Experts are united in their opinion that this prosperity is the product of Switzerland's networked economy. The country has profited enormously from open borders and from an influx of qualified foreign workers. Indeed, the European Union is its largest trading partner. Despite this, a razor-thin majority of Swiss voted in favor on Sunday of an initiative to reintroduce restrictions to the number of foreigners allowed to live and work in the country. Some 50.3 percent of eligible Swiss voters cast ballots in favor of the initiative introduced by the right-leaning, nationalist Swiss People's Party -- rejecting immigration policies of recent years that have been highly successful.

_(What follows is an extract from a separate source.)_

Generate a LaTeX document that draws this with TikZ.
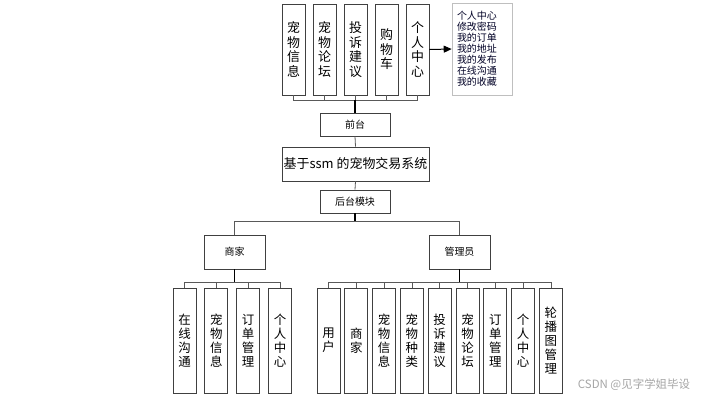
\documentclass[tikz,border=0pt]{standalone}
\usepackage{fontspec}
\setmainfont{Liberation Sans}
\newfontfamily\cjk{Noto Sans CJK SC}
\usetikzlibrary{arrows.meta,shadows}
\tikzset{
  box/.style={draw=black!75, line width=0.9bp, fill=white, inner sep=0pt, align=center},
  vtop/.style={box, minimum width=23bp, minimum height=91bp, font=\cjk\fontsize{13}{14.5}\selectfont},
  vbot/.style={box, minimum width=23bp, minimum height=105bp, font=\cjk\fontsize{12.5}{14}\selectfont},
  small/.style={box, minimum width=70bp, minimum height=23bp, font=\cjk\fontsize{10}{12}\selectfont},
  role/.style={box, minimum width=61bp, minimum height=34bp, font=\cjk\fontsize{10}{12}\selectfont},
  conn/.style={draw=black!65, line width=0.8bp},
  trunk/.style={draw=black, line width=1.2bp},
}
\begin{document}
\begin{tikzpicture}[x=1bp,y=-1bp]
\useasboundingbox[fill=white] (0,0) rectangle (709,401);
% top row
\node[vtop] (t1) at (293.5,49.5) {宠\\物\\信\\息};
\node[vtop] (t2) at (324.5,49.5) {宠\\物\\论\\坛};
\node[vtop] (t3) at (355.5,49.5) {投\\诉\\建\\议};
\node[vtop] (t4) at (386.5,49.5) {购\\物\\车};
\node[vtop] (t5) at (417.5,49.5) {个\\人\\中\\心};
\node[draw=black!25, line width=0.6bp, fill=white, drop shadow={shadow xshift=1.2bp, shadow yshift=-1.2bp, opacity=0.25},
      inner xsep=5bp, inner ysep=0pt, text width=50bp, minimum height=92bp, align=left,
      font=\cjk\fontsize{10}{11.1}\selectfont, text=black!85!blue] (list) at (482,49)
  {个人中心\\修改密码\\我的订单\\我的地址\\我的发布\\在线沟通\\我的收藏};
\draw[line width=1bp, -{Triangle[length=8bp,width=7bp]}] (t5.east) -- (list.west);
% middle
\node[small] (qt) at (355,124.5) {前台};
\node[box, minimum width=147bp, minimum height=34bp, font=\cjk\fontsize{13}{15}\selectfont] (main) at (355.5,164) {基于ssm 的宠物交易系统};
\node[small] (ht) at (355,201.5) {后台模块};
\coordinate (tb) at (355,100);
\foreach \i in {1,...,5} {\draw[conn] (t\i.south) |- (tb);}
\draw[trunk] (tb) -- (qt.north);
\draw[conn] (qt.south) -- (main.north);
\draw[conn] (main.south) -- (ht.north);
% roles
\node[role] (sj) at (234.5,252) {商家};
\node[role] (gly) at (459.5,252) {管理员};
\coordinate (hb) at (355,221);
\draw[trunk] (ht.south) -- (hb);
\draw[conn] (hb) -| (sj.north);
\draw[conn] (hb) -| (gly.north);
% merchant modules
\node[vbot] (s1) at (184.5,340.5) {在\\线\\沟\\通};
\node[vbot] (s2) at (216.3,340.5) {宠\\物\\信\\息};
\node[vbot] (s3) at (248.1,340.5) {订\\单\\管\\理};
\node[vbot] (s4) at (280,340.5) {个\\人\\中\\心};
\coordinate (sb) at (234.5,282);
\draw[trunk] (sj.south) -- (sb);
\foreach \i in {1,...,4} {\draw[conn] (s\i.north) |- (sb);}
% admin modules
\node[vbot] (g1) at (328.5,340.5) {用\\户};
\node[vbot] (g2) at (356.3,340.5) {商\\家};
\node[vbot] (g3) at (384.1,340.5) {宠\\物\\信\\息};
\node[vbot] (g4) at (411.9,340.5) {宠\\物\\种\\类};
\node[vbot] (g5) at (439.7,340.5) {投\\诉\\建\\议};
\node[vbot] (g6) at (467.5,340.5) {宠\\物\\论\\坛};
\node[vbot] (g7) at (495.3,340.5) {订\\单\\管\\理};
\node[vbot] (g8) at (523.1,340.5) {个\\人\\中\\心};
\node[vbot] (g9) at (550.9,340.5) {轮\\播\\图\\管\\理};
\coordinate (gb) at (459.5,282);
\draw[trunk] (gly.south) -- (gb);
\foreach \i in {1,...,9} {\draw[conn] (g\i.north) |- (gb);}
% watermark
\node[font=\cjk\fontsize{11.5}{13}\selectfont, text=black!35, inner sep=0pt] (wm) at (634,385) {CSDN @见字学姐毕设};
\end{tikzpicture}
\end{document}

A Contradictory Self-Image

How is this possible? One important reason is the contradictory self-image of the Swiss. Switzerland views itself as a nation forged by the will of the people -- a community that decided to come together and create a state. The truth is precisely the opposite -- the Swiss state wasn't forged by will. Switzerland's regions haven't come together because it is their inner-most wish to do so. The reasoning is more profane. The German-language areas don't want to belong to Germany, the Suisse romande don't want to be a part of France and the Ticinesi don't want to become part of Italy. Instead, they are Swiss.

But an identity built on the rejection of an alternative has its weaknesses. Ever since the charisma associated with William Tell and the Old Swiss Confederacy faded, the mythological underpinnings of oft-evoked Swiss exceptionalism have vanished. The only thing remaining to substitute for a national identify is prosperity. Being richer than those surrounding you -- it's still something.